Asobism renovated the vacant wooden Japanese-style inn with a total floor space of about 280 square metres and opened its Nagano branch there in 2013.
Founded in 2002, the company is known for popular games such as “Dragon Poker”, which is said to have been downloaded more than 3.5 million times in Japan.
The Nagano branch is the company’s second base, following its Tokyo headquarters where about 80 people work.
Eight employees — whose ages range from 24 to 39 — work at the Nagano office. They include staff who relocated from Tokyo and locally hired programmers and designers.
Tomohisa Ote, 40, the company’s chief executive officer, decided to open a branch in Nagano, a temple city where the long-revered Zenkoji was established nearly 1,400 years ago, as he was struck by the sight of people working in spacious sites with lush greenery when he visited the headquarters of Google, Facebook and Apple in Silicon Valley three-and-a-half years ago.
Ote chose the inn, envisioning it as a place to foster the kind of out-of-the-box thinking that results in the planning and development of new business.

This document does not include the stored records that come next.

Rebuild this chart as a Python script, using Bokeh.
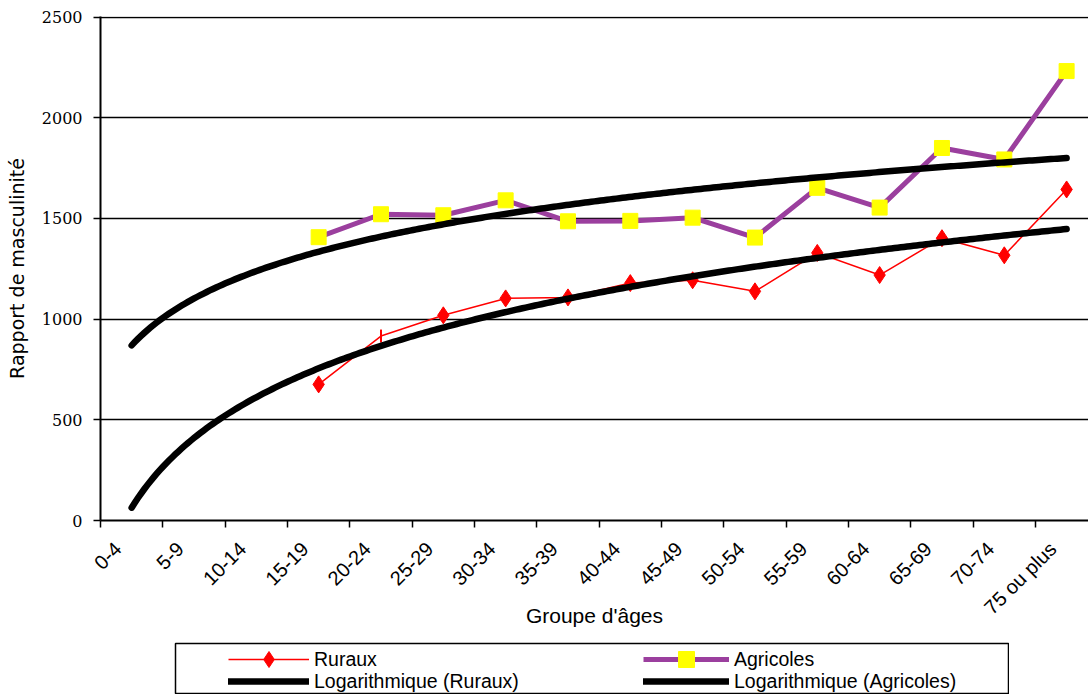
import numpy as np
from bokeh.plotting import figure
from bokeh.models import Range1d, FixedTicker, Legend, LegendItem, Spacer
from bokeh.layouts import column, row
from bokeh.embed import file_html
from bokeh.resources import INLINE

# ---------------- data ----------------
age_groups = ["0-4", "5-9", "10-14", "15-19", "20-24", "25-29", "30-34", "35-39",
              "40-44", "45-49", "50-54", "55-59", "60-64", "65-69", "70-74", "75 ou plus"]
ruraux = [None, None, None, 676, 916, 1019, 1103, 1108, 1179, 1193, 1138, 1329,
          1219, 1402, 1317, 1644]
agricoles = [None, None, None, 1407, 1521, 1516, 1590, 1486, 1488, 1504, 1405, 1652,
             1554, 1850, 1793, 2232]
ruraux_marker = ["", "", "", "diamond", "dash", "diamond", "diamond", "diamond", "diamond",
                 "diamond", "diamond", "diamond", "diamond", "diamond", "diamond", "diamond"]
y_ticks = [0, 500, 1000, 1500, 2000, 2500]

SANS = "Liberation Sans"
SERIF = "DejaVu Serif"
RED = "#FF0000"
PURPLE = "#9B3F9E"
YELLOW = "#FFFF00"

# positions of categories (centre of each category slot)
xc = [i + 0.5 for i in range(len(age_groups))]
LABEL_SHIFT = -0.22  # rotated labels end slightly left of the slot centre


def valid(vals):
    xs = [xc[i] for i, v in enumerate(vals) if v is not None]
    ys = [v for v in vals if v is not None]
    idx = [i + 1 for i, v in enumerate(vals) if v is not None]
    return xs, ys, idx


def log_trend(vals):
    _, ys, idx = valid(vals)
    a, b = np.polyfit(np.log(idx), ys, 1)
    t = np.linspace(1, len(age_groups), 300)
    return t - 0.5, a * np.log(t) + b


# ---------------- main figure ----------------
p = figure(width=1088, height=642, output_backend="svg", toolbar_location=None,
           x_range=Range1d(0, 988 / 62.33), y_range=Range1d(0, 2503),
           min_border_left=100, min_border_right=0, min_border_top=16, min_border_bottom=122)
p.outline_line_color = None
p.background_fill_color = "white"
p.xgrid.visible = False
p.ygrid.ticker = FixedTicker(ticks=y_ticks)
p.ygrid.grid_line_color = "black"
p.ygrid.grid_line_width = 1.4

# y axis
p.yaxis.ticker = FixedTicker(ticks=y_ticks)
p.yaxis.axis_line_color = "black"
p.yaxis.axis_line_width = 2
p.yaxis.major_tick_line_color = "black"
p.yaxis.major_tick_line_width = 1.5
p.yaxis.major_tick_out = 7
p.yaxis.major_tick_in = 0
p.yaxis.minor_tick_line_color = None
p.yaxis.major_label_standoff = 11
p.yaxis.major_label_text_font = SERIF
p.yaxis.major_label_text_font_size = "16px"
p.yaxis.major_label_text_color = "black"
p.yaxis.axis_label = "Rapport de masculinité"
p.yaxis.axis_label_text_font = "DejaVu Sans"
p.yaxis.axis_label_text_font_size = "19px"
p.yaxis.axis_label_text_font_style = "normal"
p.yaxis.axis_label_text_color = "black"
p.yaxis.axis_label_standoff = 11

# x axis: labels near category centres, tick marks at boundaries
lab_pos = [x + LABEL_SHIFT for x in xc]
p.xaxis.ticker = FixedTicker(ticks=lab_pos, minor_ticks=list(range(len(age_groups) + 1)))
p.xaxis.major_label_overrides = {x: lab for x, lab in zip(lab_pos, age_groups)}
p.xaxis.major_tick_out = 0
p.xaxis.major_tick_in = 0
p.xaxis.major_tick_line_color = None
p.xaxis.minor_tick_out = 7
p.xaxis.minor_tick_in = 0
p.xaxis.minor_tick_line_color = "black"
p.xaxis.minor_tick_line_width = 1.5
p.xaxis.axis_line_color = "black"
p.xaxis.axis_line_width = 2
p.xaxis.major_label_orientation = np.pi / 4
p.xaxis.major_label_text_font = SANS
p.xaxis.major_label_text_font_size = "20px"
p.xaxis.major_label_text_color = "black"
p.xaxis.major_label_standoff = 18
p.xaxis.axis_label = "Groupe d'âges"
p.xaxis.axis_label_text_font = SANS
p.xaxis.axis_label_text_font_size = "21px"
p.xaxis.axis_label_text_font_style = "normal"
p.xaxis.axis_label_text_color = "black"
p.xaxis.axis_label_standoff = -25

# series
rx, ry, _ = valid(ruraux)
ax_, ay, _ = valid(agricoles)
p.line(rx, ry, line_color=RED, line_width=1.5)
dx = [xc[i] for i, m in enumerate(ruraux_marker) if m == "diamond"]
dy = [ruraux[i] for i, m in enumerate(ruraux_marker) if m == "diamond"]
kx = [xc[i] for i, m in enumerate(ruraux_marker) if m == "dash"]
ky = [ruraux[i] for i, m in enumerate(ruraux_marker) if m == "dash"]
p.scatter(dx, dy, marker="diamond", size=17, fill_color=RED, line_color=RED)
p.scatter(kx, ky, marker="dash", size=13, angle=np.pi / 2, line_color=RED, line_width=2)

p.line(ax_, ay, line_color=PURPLE, line_width=5)
p.scatter(ax_, ay, marker="square", size=15, fill_color=YELLOW, line_color=YELLOW)

trx, try_ = log_trend(ruraux)
tax, tay = log_trend(agricoles)
p.line(trx, try_, line_color="black", line_width=6.5, line_cap="round", line_join="round")
p.line(tax, tay, line_color="black", line_width=6.5, line_cap="round", line_join="round")

# ---------------- legend box ----------------
p2 = figure(width=835, height=52, output_backend="svg", toolbar_location=None,
            x_range=Range1d(0, 1), y_range=Range1d(0, 1), x_axis_type=None, y_axis_type=None,
            min_border=1)
p2.grid.visible = False
p2.outline_line_color = "black"
p2.outline_line_width = 1.5

# legend sample renderers (kept outside the visible range, only their legend glyphs show)
OUT_X, OUT_Y = [5, 6], [5, 6]
l_r = p2.line(OUT_X, OUT_Y, line_color=RED, line_width=1.5)
s_r = p2.scatter(OUT_X, OUT_Y, marker="diamond", size=17, fill_color=RED, line_color=RED)
t_r = p2.line(OUT_X, OUT_Y, line_color="black", line_width=6.5, line_cap="round")
l_a = p2.line(OUT_X, OUT_Y, line_color=PURPLE, line_width=5)
s_a = p2.scatter(OUT_X, OUT_Y, marker="square", size=15, fill_color=YELLOW, line_color=YELLOW)
t_a = p2.line(OUT_X, OUT_Y, line_color="black", line_width=6.5, line_cap="round")


def make_legend(label, renderers, x, y, gw):
    lg = Legend(items=[LegendItem(label=label, renderers=renderers)], location=(x, y))
    lg.border_line_color = None
    lg.background_fill_alpha = 0
    lg.padding = 0
    lg.margin = 0
    lg.spacing = 0
    lg.glyph_width = gw
    lg.glyph_height = 40
    lg.label_height = 18
    lg.label_standoff = 5
    lg.label_text_font = SANS
    lg.label_text_font_size = "19.5px"
    lg.label_text_color = "black"
    return lg


p2.add_layout(make_legend("Ruraux", [l_r, s_r], 53, 14, 81))
p2.add_layout(make_legend("Logarithmique (Ruraux)", [t_r], 53, -8, 81))
p2.add_layout(make_legend("Agricoles", [l_a, s_a], 468, 14, 86))
p2.add_layout(make_legend("Logarithmique (Agricoles)", [t_a], 468, -8, 86))

layout = column(p, row(Spacer(width=174), p2), spacing=0)
open("out.html", "w").write(file_html(layout, INLINE))
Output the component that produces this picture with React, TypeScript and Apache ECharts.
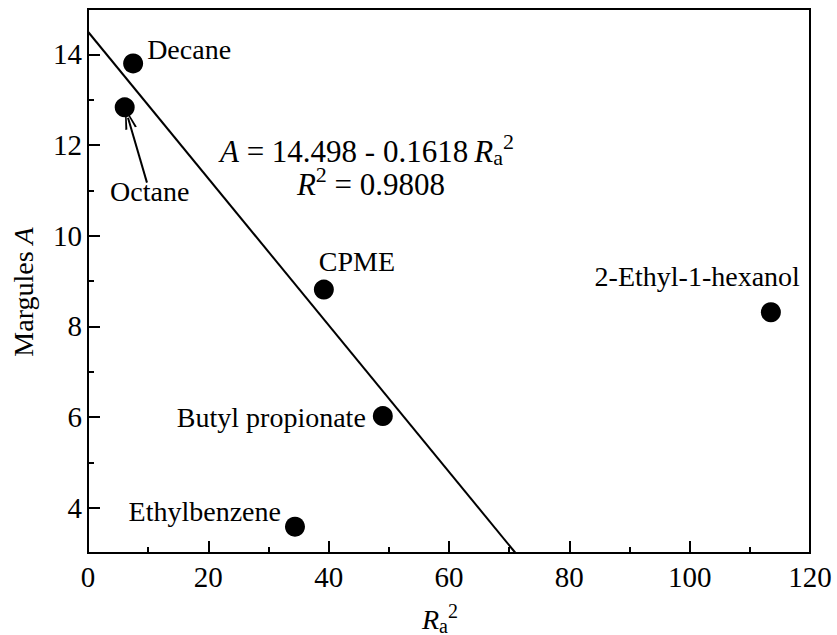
import React, { useEffect, useRef } from "react";
import * as echarts from "echarts";

// Data
const solvents = ["Decane", "Octane", "CPME", "Butyl propionate", "Ethylbenzene", "2-Ethyl-1-hexanol"];
const ra2Values = [7.5, 6.1, 39.2, 49.0, 34.4, 113.5];
const marguleA = [13.8, 12.83, 8.81, 6.02, 3.58, 8.31];

// Regression line end points (A = 14.498 - 0.1618 Ra^2), clipped to the axis range
const fitX = [0, 71.06];
const fitY = [14.498, 3.0];

// Octane arrow (from label to point)
const arrowFrom = [9.8, 11.17];
const arrowTo = [6.65, 12.6];

const xTicks = [0, 20, 40, 60, 80, 100, 120];
const yCats = ["3", "4", "5", "6", "7", "8", "9", "10", "11", "12", "13", "14", "15"];

// Label placement (offsets from the point centre, pixels)
const labelPlacement: Record<string, { align: string; offset: number[] }> = {
  "Decane": { align: "left", offset: [14, -14] },
  "Octane": { align: "center", offset: [25, 84] },
  "CPME": { align: "left", offset: [-5, -28] },
  "Butyl propionate": { align: "right", offset: [-17, 1] },
  "Ethylbenzene": { align: "right", offset: [-14, -15] },
  "2-Ethyl-1-hexanol": { align: "right", offset: [29, -36] },
};

const FONT = "Liberation Serif";

const richStyles = {
  i: { fontStyle: "italic", fontFamily: FONT, fontSize: 28, color: "#000" },
  n: { fontFamily: FONT, fontSize: 28, color: "#000" },
  sub: { fontFamily: FONT, fontSize: 20, lineHeight: 20, padding: [13, 0, 0, 0], color: "#000" },
  sup: { fontFamily: FONT, fontSize: 20, lineHeight: 20, padding: [0, 0, 17, 0], color: "#000" },
};

const eqRich = {
  i: { fontStyle: "italic", fontFamily: FONT, fontSize: 31, color: "#000" },
  n: { fontFamily: FONT, fontSize: 31, color: "#000" },
  sub: { fontFamily: FONT, fontSize: 22, lineHeight: 22, padding: [13, 0, 0, 0], color: "#000" },
  sup: { fontFamily: FONT, fontSize: 22, lineHeight: 22, padding: [0, 0, 19, 0], color: "#000" },
};

export default function App() {
  const ref = useRef<HTMLDivElement>(null);
  useEffect(() => {
    document.body.style.margin = "0";
    if (!ref.current) return;
    const chart = echarts.init(ref.current, null, { renderer: "svg" });
    const points = solvents.map((name, i) => {
      const p = labelPlacement[name];
      return {
        name,
        value: [ra2Values[i], marguleA[i]],
        label: {
          show: true,
          formatter: name,
          position: "inside",
          align: p.align,
          verticalAlign: "middle",
          offset: p.offset,
          fontFamily: FONT,
          fontSize: 28,
          color: "#000",
        },
      };
    });
    const chevron = "path://M10,0 L20,30 L16.5,30 L10,7 L3.5,30 L0,30 Z";
    chart.setOption({
      animation: false,
      backgroundColor: "#fff",
      textStyle: { fontFamily: FONT },
      grid: {
        left: 88,
        right: 27,
        top: 9,
        bottom: 82,
        containLabel: false,
        outerBoundsMode: "none",
        show: true,
        borderColor: "#000",
        borderWidth: 2,
        backgroundColor: "transparent",
      },
      xAxis: {
        type: "value",
        min: xTicks[0],
        max: xTicks[xTicks.length - 1],
        interval: 20,
        name: "{i|R}{sub|a}{sup|2}",
        nameLocation: "middle",
        nameGap: 52,
        nameTextStyle: { rich: richStyles, padding: [0, 18, 0, 0] },
        axisLine: { show: true, lineStyle: { color: "#000", width: 2 } },
        axisTick: { show: true, inside: true, length: 12, lineStyle: { color: "#000", width: 2 } },
        minorTick: { show: true, splitNumber: 2, length: 6, lineStyle: { color: "#000", width: 2 } },
        axisLabel: { fontFamily: FONT, fontSize: 29, color: "#000", margin: 9 },
        splitLine: { show: false },
      },
      yAxis: [
        {
          type: "value",
          min: 3,
          max: 15,
          interval: 1,
          name: "{n|Margules }{i|A}",
          nameLocation: "middle",
          nameGap: 51,
          nameRotate: 90,
          nameTextStyle: { rich: richStyles, padding: [0, 22, 0, 0] },
          axisLine: { show: true, onZero: false, lineStyle: { color: "#000", width: 2 } },
          axisTick: { show: true, inside: true, length: 6, lineStyle: { color: "#000", width: 2 } },
          axisLabel: {
            fontFamily: FONT,
            fontSize: 29,
            color: "#000",
            margin: 6,
            formatter: (v: number) => (v % 2 === 0 ? String(v) : ""),
          },
          splitLine: { show: false },
        },
        {
          type: "category",
          data: yCats,
          boundaryGap: false,
          position: "left",
          axisLine: { show: false },
          axisTick: {
            show: true,
            inside: true,
            length: 12,
            interval: (_i: number, v: string) => Number(v) % 2 === 0,
            lineStyle: { color: "#000", width: 2 },
          },
          axisLabel: { show: false },
          splitLine: { show: false },
        },
      ],
      series: [
        {
          type: "line",
          data: fitX.map((x, i) => [x, fitY[i]]),
          showSymbol: false,
          symbol: "none",
          lineStyle: { color: "#000", width: 2 },
          silent: true,
          z: 2,
        },
        {
          type: "scatter",
          data: points,
          symbol: "circle",
          symbolSize: 20,
          itemStyle: { color: "#000", opacity: 1 },
          z: 3,
          markLine: {
            silent: true,
            symbol: ["none", chevron],
            symbolSize: [12, 22],
            label: { show: false },
            lineStyle: { color: "#000", width: 2, type: "solid", opacity: 1 },
            data: [[{ coord: arrowFrom }, { coord: arrowTo }]],
          },
        },
      ],
      graphic: [
        {
          type: "text",
          x: 367,
          y: 151,
          style: {
            text: "{i|A}{n| = 14.498 - 0.1618\u2009}{i|R}{sub|a}{sup|2}",
            rich: eqRich,
            align: "center",
            verticalAlign: "middle",
          },
        },
        {
          type: "text",
          x: 371,
          y: 184,
          style: {
            text: "{i|R}{sup|2}{n| = 0.9808}",
            rich: eqRich,
            align: "center",
            verticalAlign: "middle",
          },
        },
      ],
    });
    return () => chart.dispose();
  }, []);
  return <div ref={ref} style={{ width: 837, height: 635 }} />;
}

“You can create interesting games based on valuable real-life experiences, but not on the experience of other games,” he said.
Hiroaki Yajima, 25, works at the Nagano branch and is in charge of public relations.
“It’s a very comfortable work enviro-nment. There’s a warm atmosphere here, unlike the average office building,” he said. “Downstairs, you can even hear footsteps on the second floor, which creates a feeling of unity.”
Ote said he intends to establish “an office in the woods” by purchasing a large plot of land in a nature-filled area of northern Nagano Prefecture.
Before opening the Nagano branch, Ote made his home in the prefecture because there was a good kindergarten there for his daughters. He visits the Tokyo headquarters about once a week.
“The office is an important place where people spend many hours of their lives. I’d like to propose a new work style where people can strike a balance between jobs that utilise their expertise and childcare or hobbies,” he said. “I want to bridge the digital and analogue worlds interactively.”